#### Exercise requirements
Leave out the pictures, then output the lines of the records below from the first through the one containing "import pandas as pd".

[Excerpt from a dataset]
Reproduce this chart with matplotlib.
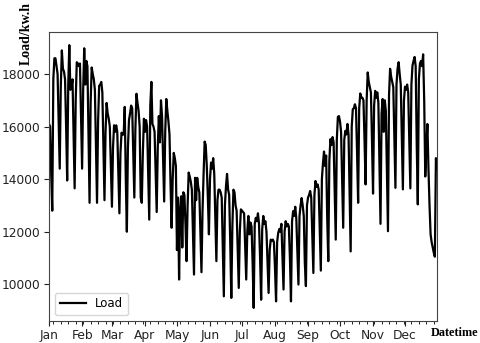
import matplotlib
matplotlib.use("Agg")
import matplotlib.pyplot as plt
import matplotlib.dates as mdates
import numpy as np
import pandas as pd

# daily load (kw.h), one list per month
jan = [16100, 16000, 14200, 12800, 17800, 18600, 18600, 18300, 18000, 16200,
       14400, 17500, 18900, 18200, 18100, 17800, 16000, 13950, 17600, 19100,
       17400, 17500, 17800, 15800, 13650, 17000, 18450, 18400, 18300, 18400,
       16300]
feb = [14400, 17400, 18980, 17600, 18500, 18300, 15600, 13100, 16900, 18250,
       18000, 17800, 17400, 15300, 13100, 16200, 17550, 17600, 17700, 17300,
       15200, 13200, 15800, 16900, 16500, 16300, 16000, 14500]
mar = [12950, 15200, 16050, 15800, 16050, 15800, 14300, 12700, 15000, 15770,
       15700, 15700, 16750, 14000, 12000, 15200, 16250, 16500, 16800, 16700,
       15000, 13300, 15900, 17250, 16900, 16600, 16000, 13300, 13100, 15000,
       16300]
apr = [15800, 16250, 16000, 14200, 12460, 16800, 17700, 16100, 16000, 15800,
       14300, 12750, 15200, 16400, 15400, 17000, 16400, 14800, 13150, 15800,
       17050, 16600, 16200, 15700, 13800, 12150, 14000, 15000, 14800, 14500]
may = [11300, 13300, 10180, 12800, 13350, 11400, 13500, 13400, 12300, 10880,
       13000, 14250, 14100, 13900, 13600, 12000, 10370, 14050, 13200, 14050,
       13700, 13500, 12000, 10460, 12800, 14200, 15430, 15300, 14500, 13300,
       11900]
jun = [14000, 14630, 14400, 14800, 14200, 12600, 10880, 13200, 13600, 13600,
       13500, 13300, 11500, 9540, 13000, 13720, 14200, 13600, 13400, 11600,
       9480, 12200, 13600, 13500, 13000, 12800, 11300, 9860, 12000, 12850]
jul = [12800, 12750, 12700, 11500, 10180, 12000, 12600, 11900, 12350, 12200,
       10800, 9100, 12300, 12530, 12400, 12700, 12300, 11000, 9410, 12100,
       12600, 12300, 12400, 12000, 10800, 9670, 11300, 11700, 11650, 11700,
       11600]
aug = [10600, 9350, 11600, 11950, 12100, 12000, 12300, 11000, 9800, 12000,
       12400, 12200, 12300, 12200, 11000, 9350, 12400, 12780, 12600, 12950,
       12500, 11200, 9990, 12600, 13000, 13280, 13000, 12600, 10800, 9930,
       13000]
sep = [13300, 13400, 13550, 13300, 11800, 10430, 13400, 13930, 13700, 13800,
       13600, 12000, 10520, 14000, 14600, 15050, 14500, 14900, 12500, 10880,
       14700, 15520, 15300, 15600, 15400, 13500, 11700, 15500, 16370, 16400]
oct_ = [16200, 15800, 14000, 12150, 15500, 15840, 15700, 16100, 15700, 13500,
        11250, 16000, 16660, 16700, 16850, 16700, 15000, 13100, 16700, 17260,
        17100, 17100, 17000, 15500, 13800, 17000, 18060, 17700, 17500, 17300,
        15500]
nov = [13450, 16800, 17360, 17100, 17300, 16900, 14500, 12300, 16500, 17050,
       15800, 17000, 16600, 14200, 12020, 17200, 18200, 17900, 17700, 17500,
       15600, 13670, 17600, 18200, 18450, 18000, 17600, 15600, 13610, 17000]
dec = [17520, 17400, 17600, 17300, 15500, 13650, 17600, 18320, 18500, 18650,
       18300, 15300, 13040, 17800, 18400, 18500, 18300, 18750, 17000, 14100,
       15200, 16100, 14400, 13000, 11900, 11600, 11400, 11200, 11050, 14800,
       14400]

load = np.array(jan + feb + mar + apr + may + jun + jul + aug + sep + oct_ + nov + dec)
dates = pd.date_range("2015-01-01", periods=len(load), freq="D")

fig = plt.figure(figsize=(4.81, 3.43), dpi=100)
ax = fig.add_axes([0.102, 0.064, 0.8065, 0.8427])

ax.plot(dates, load, color="black", linewidth=1.6, label="Load")
ax.set_xlim(dates[0], dates[-1])

# month ticks with weekly minor ticks
ax.xaxis.set_major_locator(mdates.MonthLocator())
ax.xaxis.set_major_formatter(mdates.DateFormatter("%b"))
ax.xaxis.set_minor_locator(mdates.WeekdayLocator(byweekday=mdates.MO))
ax.tick_params(axis="both", which="major", labelsize=8.8, length=3.5,
               colors="#222222", pad=2.5)
ax.tick_params(axis="x", which="minor", length=2)

for spine in ax.spines.values():
    spine.set_color("#444444")

ax.set_ylabel("Load/kw.h", family="Liberation Serif", fontweight="bold", fontsize=10)
ax.yaxis.set_label_coords(-0.041, 0.995)
ax.set_xlabel("Datetime", family="Liberation Serif", fontweight="bold", fontsize=8.8)
ax.xaxis.set_label_coords(1.046, -0.02)

ax.legend(loc="lower left", fontsize=8.5, handlelength=2.2)

fig.savefig("out.png", dpi=100)
plt.close(fig)
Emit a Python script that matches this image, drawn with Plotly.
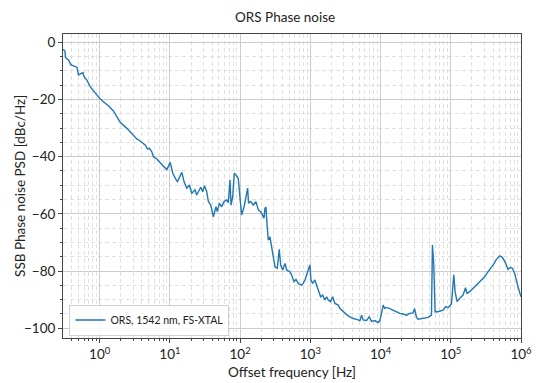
import plotly.graph_objects as go

# Offset frequency [Hz] and SSB phase noise [dBc/Hz]
freq_hz = [
    0.30, 0.32, 0.327, 0.36, 0.39, 0.434, 0.474, 0.50, 0.54, 0.577, 0.60, 0.657, 0.733, 0.816, 0.912,
    1.0, 1.13, 1.33, 1.57, 1.76, 1.96, 2.44, 2.87, 3.38, 3.77, 4.44, 4.79, 5.11, 5.53, 5.83, 6.51, 7.26,
    9.04, 10.1, 11.0, 12.3, 12.8, 14.8, 15.9, 17.4, 18.9, 20.5, 22.8, 24.1, 25.4, 27.5, 29.4, 31.0,
    33.5, 35.3, 38.2, 41.6, 45.4, 47.4, 50.6, 54.7, 59.0, 64.4, 67.9, 71.8, 74.3, 78.5, 82.6, 87.4,
    94.2, 99.7, 105, 114, 121, 128, 132, 141, 154, 168, 182, 196, 210, 214, 219, 226, 234, 239, 244,
    252, 266, 282, 297, 314, 338, 361, 378, 404, 436, 460, 513, 542, 585, 624, 673, 752, 793, 838,
    885, 933, 987, 1020, 1080, 1160, 1230, 1295, 1400, 1500, 1610, 1705, 1800, 1945, 2075, 2240,
    2495, 2640, 2940, 3350, 3660, 4070, 4560, 5080, 5370, 5650, 6320, 6880, 7450, 8300, 9250,
    9770, 10330, 10900, 11500, 12160, 13550, 15100, 16900, 18800, 20960, 23400, 26100, 29100,
    30500, 32500, 34300, 40400, 47600, 53100, 54800, 57200, 59800, 65900, 77600, 84900, 91600,
    102300, 110400, 115200, 123000, 134300, 149700, 161900, 170600, 186300, 219300, 258300,
    304300, 339500, 399900, 446800, 497800, 543300, 605300, 653100, 706300, 754800, 813000,
    905700, 1000000,
]
phase_noise_dbc = [
    -2.5, -3.0, -5.4, -6.2, -7.9, -8.5, -8.7, -11.4, -10.8, -10.6, -12.0, -13.2, -15.5, -17.0, -18.4,
    -19.6, -20.8, -22.2, -24.0, -26.0, -28.0, -30.1, -31.8, -33.8, -34.5, -35.9, -37.3, -37.1, -38.3, -40.0, -40.8, -42.1,
    -44.6, -42.0, -45.8, -48.1, -48.7, -45.5, -48.7, -51.0, -49.9, -52.8, -51.6, -53.4, -52.2, -50.7, -52.2, -50.2,
    -52.2, -55.7, -56.9, -61.0, -57.5, -59.2, -56.3, -57.5, -55.7, -55.1, -56.1, -48.1, -56.9, -54.0, -45.8, -46.4,
    -47.6, -54.0, -60.4, -57.5, -54.0, -51.0, -56.3, -55.7, -56.9, -55.7, -58.6, -59.2, -60.6, -61.0, -61.5, -58.0, -57.7, -62.0, -64.1,
    -69.2, -68.0, -72.7, -75.0, -78.5, -79.0, -72.4, -77.9, -79.6, -77.3, -79.6, -80.2, -81.4, -83.7, -82.9, -84.3, -84.9, -84.3, -83.1,
    -81.4, -80.2, -77.9, -83.1, -84.3, -83.1, -84.9, -86.0, -89.0, -88.4, -90.1, -89.0, -90.1, -90.7, -89.0, -91.3,
    -91.9, -93.1, -94.2, -95.4, -96.0, -96.6, -96.9, -97.3, -95.4, -97.1, -97.3, -96.0, -97.6, -97.3, -98.0,
    -97.3, -94.8, -91.9, -93.1, -92.7, -93.1, -93.7, -94.2, -94.8, -95.0, -95.4, -94.8, -94.6,
    -93.1, -96.2, -96.8, -96.6, -96.2, -95.4, -70.9, -77.6, -94.2, -94.2, -93.7, -92.4, -92.8,
    -91.5, -81.3, -87.2, -90.7, -89.5, -88.4, -85.8, -87.8, -87.2, -85.5, -83.7,
    -82.0, -80.2, -77.9, -75.9, -74.7, -75.2, -77.3, -79.4, -78.7, -79.0, -80.8,
    -85.5, -89.0,
]

series_name = "ORS, 1542 nm, FS-XTAL"
x_tick_vals = [1, 10, 100, 1000, 10000, 100000, 1000000]
x_tick_text = ["10<sup>0</sup>", "10<sup>1</sup>", "10<sup>2</sup>", "10<sup>3</sup>",
               "10<sup>4</sup>", "10<sup>5</sup>", "10<sup>6</sup>"]
y_tick_vals = [0, -20, -40, -60, -80, -100]
y_tick_text = ["0", "\u221220", "\u221240", "\u221260", "\u221280", "\u2212100"]

x_minor = [m * 10 ** e for e in range(-1, 6) for m in range(2, 10)]
y_minor = [v for v in range(-105, 5, 5) if v % 20 != 0]

font_family = "Lato, Open Sans, sans-serif"

fig = go.Figure()
fig.add_trace(go.Scatter(
    x=freq_hz, y=phase_noise_dbc, mode="lines", name=series_name,
    line=dict(color="#1f77b4", width=1.4),
))

fig.update_layout(
    width=536, height=383,
    margin=dict(l=63, r=15, t=34, b=45, autoexpand=False),
    paper_bgcolor="white", plot_bgcolor="white",
    font=dict(family=font_family, size=13.5, color="#222"),
    title=dict(text="ORS Phase noise", x=0.532, xanchor="center", y=0.955, yanchor="middle",
               font=dict(size=13.5, color="#222")),
    showlegend=True,
    legend=dict(x=0.014, y=0.008, xanchor="left", yanchor="bottom",
                bordercolor="#d0d0d0", borderwidth=1, bgcolor="rgba(255,255,255,0.85)",
                font=dict(size=10.5, color="#222"), itemwidth=30),
    annotations=[dict(
        text="SSB Phase noise PSD [dBc/Hz]", textangle=-90,
        xref="paper", yref="paper", x=-0.094, y=0.5, xanchor="center", yanchor="middle",
        showarrow=False, font=dict(size=13.5, color="#222"),
    )],
)

fig.update_xaxes(
    type="log", range=[-0.522, 6.0], automargin=False,
    tickvals=x_tick_vals, ticktext=x_tick_text, tickfont=dict(size=13.5),
    ticklabeloverflow="allow",
    ticks="outside", ticklen=4, tickcolor="#444",
    showline=True, linecolor="#444", linewidth=1, mirror=True,
    showgrid=True, gridcolor="#cccccc", gridwidth=1, zeroline=False,
    minor=dict(tickvals=x_minor, ticks="outside", ticklen=2, tickcolor="#444",
               showgrid=True, gridcolor="#e0e0e0", griddash="4px,3px", gridwidth=1),
    title=dict(text="Offset frequency [Hz]", font=dict(size=13.5), standoff=6),
)
fig.update_yaxes(
    range=[-103.4, 2.9], automargin=False,
    tickvals=y_tick_vals, ticktext=y_tick_text, tickfont=dict(size=13.5),
    ticks="outside", ticklen=4, tickcolor="#444",
    showline=True, linecolor="#444", linewidth=1, mirror=True,
    showgrid=True, gridcolor="#cccccc", gridwidth=1, zeroline=False,
    minor=dict(tickvals=y_minor, ticks="outside", ticklen=2, tickcolor="#444",
               showgrid=True, gridcolor="#e0e0e0", griddash="4px,3px", gridwidth=1),
)

fig.write_html(
    "out.html",
    config={"displayModeBar": False},
    post_script="document.body.style.margin='0';document.body.style.overflow='hidden';",
)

#### Solution for this task
Reproduce this chart with matplotlib.
import matplotlib
matplotlib.use("Agg")
import matplotlib.pyplot as plt
import matplotlib.dates as mdates
import numpy as np
import pandas as pd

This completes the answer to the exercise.